The Return of the Intellectual: Why Europe Is Falling Back in Love with Literature
By Jackson Mitchell — Culture & Literature
The revival of a quiet Renaissance of prose is evident throughout the major cities of Europe. The literary cafés in Warsaw have reopened; in Paris, club members meet for reading in the basement rooms; and at the universities of Prague and Vienna, students are unreservedly quoting Dostoevsky and Camus. The return of the lifestyle that was once considered the activity of an older and more reflective Europe is now, although in a form both nostalgic and new, spreading.
For a long time, the cultural compass of the continent seemed to point in the direction of technology and pragmatism. The humanities were kept on the sidelines and politely acknowledged, while the measurable and the modern were given preference. But now the changes are coming. Across Europe, the demand for data is being replaced by the demand for meaning. The generation that grew up amidst digital noise has started to rediscover what the modern age once declared obsolete: the interior life.
The comeback of literature is not just a matter of taste; it is also political.
In a world where every opinion is summed up in a headline, and every idea is reduced to a post, literature still has something stubborn in its resistance to speed: complexity. The essay, the poem, and the novel are among the last safe havens where the ambiguous is not feared but rather embraced. When a student in Berlin is reading The Brothers Karamazov, it is not simply the enjoyment of the story, but participation in a longstanding dialogue about guilt, faith, and freedom that contemporary conversation is not able to contain.

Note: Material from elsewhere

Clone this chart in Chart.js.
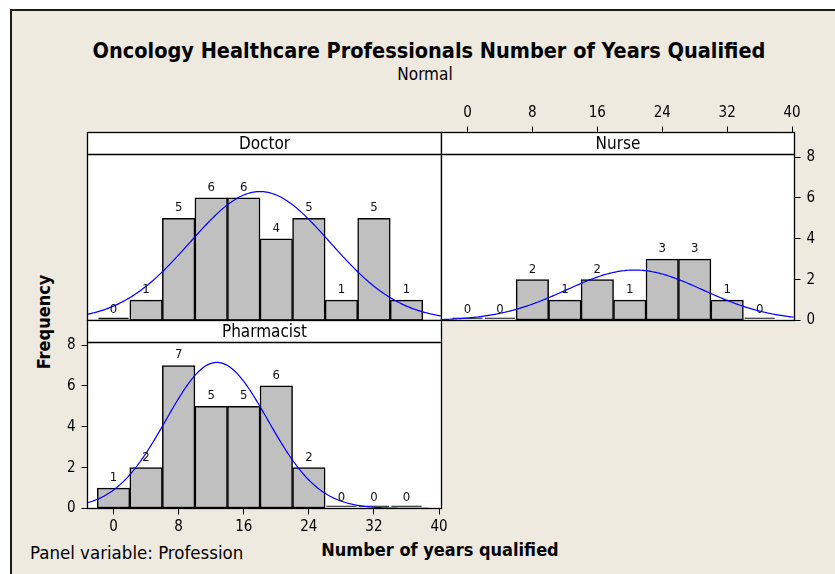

Not only does the literary revival point to a crisis of trust, but it also signals a broader exhaustion with easy certainties. Trust in political and economic systems — their ability to explain the human condition or heal its divisions — is gradually fading among many Europeans. Art, literature, and history are being rediscovered not as mere indulgences but as instruments people need to gain understanding. When young readers today pick up Tolstoy, Hesse, or Kundera, they are not escaping the world; they are trying to comprehend it.
Finally, this literary comeback may not remake society, but it will remind it. The humanities endure because they speak in a language politics cannot — that of interior truth and common humanity. Perhaps Europe is falling in love with literature once more because, underneath all the upheaval, it sees itself in the mirror of words.